Martin Tower, Managing Director Radicle Agriculture has been involved in the compost industry for more than 20 years. For much of that time he has used traditional compost windrows that are mechanically turned on a scheduled basis to put air into the material.
There’s been an assumption that the aeration is enough to allow the organic material to continue to be broken down. However, research has found the oxygen saturation levels in a windrow can return to their pre-turned levels within two to five hours.
“As a consequence, an efficient composting process can’t be fulfilled,” Martin says. “Even if you have the moisture levels correct when mixing materials, you can’t really get the job done without the oxygen.”
Radicle Agriculture’s HEAP system uses aerated floor technology, a series of pipes running underneath the organics pile, to introduce oxygen on a more frequent basis, optimising conditions for decomposition.
The computer-controlled system is connected to a series of sensors which monitor oxygen levels in the pile and automatically introduce air when levels fall below a set parameter. The same technology can be applied to an irrigation system to monitor and automatically adjust moisture levels.
“Generally, it will blow air on an hourly basis, rather than every two to three days, or weekly for a compost turn,” Martin says.
The system is accessible via a mobile phone-based app and will advise the operator of any issues and when the process is complete. Radicle Agriculture has been developing the HEAP technology for the past two years. Martin says a nine-month trial at a site in Gatton has been “better than we hoped for” and has produced an Australian Standards 4454 compliant finished product.
While composting times depend on the input materials, the process can take between nine and 12 weeks. But the HEAP does have some constraints with input.
“You must use appropriate quantities of carbon to nitrogen,” Martin says. This process won’t operate optimally if you don’t do that. We work with clients to ensure the mix they’re putting into the pile is appropriate to reach the outcome. Fortunately, FOGO is an excellent feedstock.”
Contamination is a key issue with any composting process. Because there is no mechanical action in the HEAP system, any plastic bags, tins or containers that are in the pile are not shredded and can easily be screened out at the end of the process.
Martin says one of the other advantages to HEAP technology is there is no longer a need for someone to operate a compost turner for a significant amount of time.
“You don’t need a turner, maintenance of a turner or the fuel that goes into it,” he says. “The operating costs of this system are fundamentally less. The system itself is less expensive than a compost turner in terms of capital expenditure.”
HEAP also requires a smaller footprint than traditional windrow composting. The system is scalable and can grow over time with demand.

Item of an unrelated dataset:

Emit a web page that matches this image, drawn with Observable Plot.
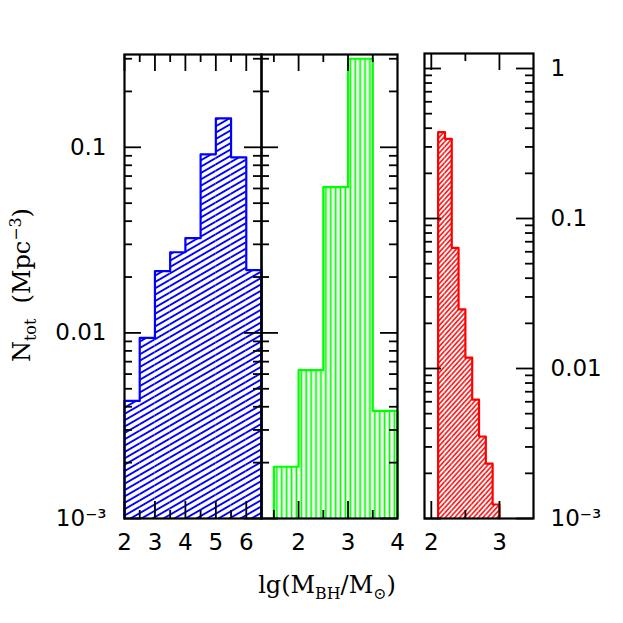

The smallest heap would hold about 120 cubic metres (6m x 12m x 2m) and can be increased up to 24m x 24m x 3.5m.
Martin says it’s an ideal solution for smaller councils and remote sites that can’t afford to build an in-vessel composting facility and don’t have the space, time or finances to operate a turned windrow system.
“They can take food organics and garden organics (FOGO) from the local collection, put it on a heap and the computer will do the job for them. In the meantime, they can be building the next heap. Councils can manage their FOGO themselves and reuse the finished product for their own purpose within their municipality, rather than take it to a FOGO facility. The cost savings in transport alone can be very substantial.”
Councillor Jason Cook, Lockyer Valley Regional Council Community Facilities and Waste Portfolio says demonstrating the ‘FOGO bin to garden’ story has played a big part in the success of the Food Organics Garden Organics trial at Lockyer Valley Regional Council.
“The static aerated floor has been instrumental in taking our community on the circular economy journey by enabling us the ability to create an end user product on a system that takes up minimal space, is easy to use and has amazing results,” he says.
“The HEAP system will provide LGAs the opportunity to take ownership over their waste by turning it into a product that can be used locally, instead of making it someone else’s problem.”
HEAP can be retrofitted into existing sites and Martin believes would be suitable as a secondary use for capped landfill which has rainwater management in place to avoid leachate.
Several agricultural facilities are looking at HEAP technology and an Australian mining company is keen to use the system to compost its packaging.
The system can also be deployed quickly to help clean up organic waste in emergency situations. Martin points to recent floods that destroyed produce at the Brisbane markets, cyclones that wiped out banana plantations in northern Queensland and the needle contamination of strawberries in Queensland and Western Australia several years ago.
“It’s entirely possible we could have one of these systems packaged in shipping containers ready to go,” he says. “We could deal with the organic waste and get some value product out of it for the communities rather than letting it rot or go to landfill.”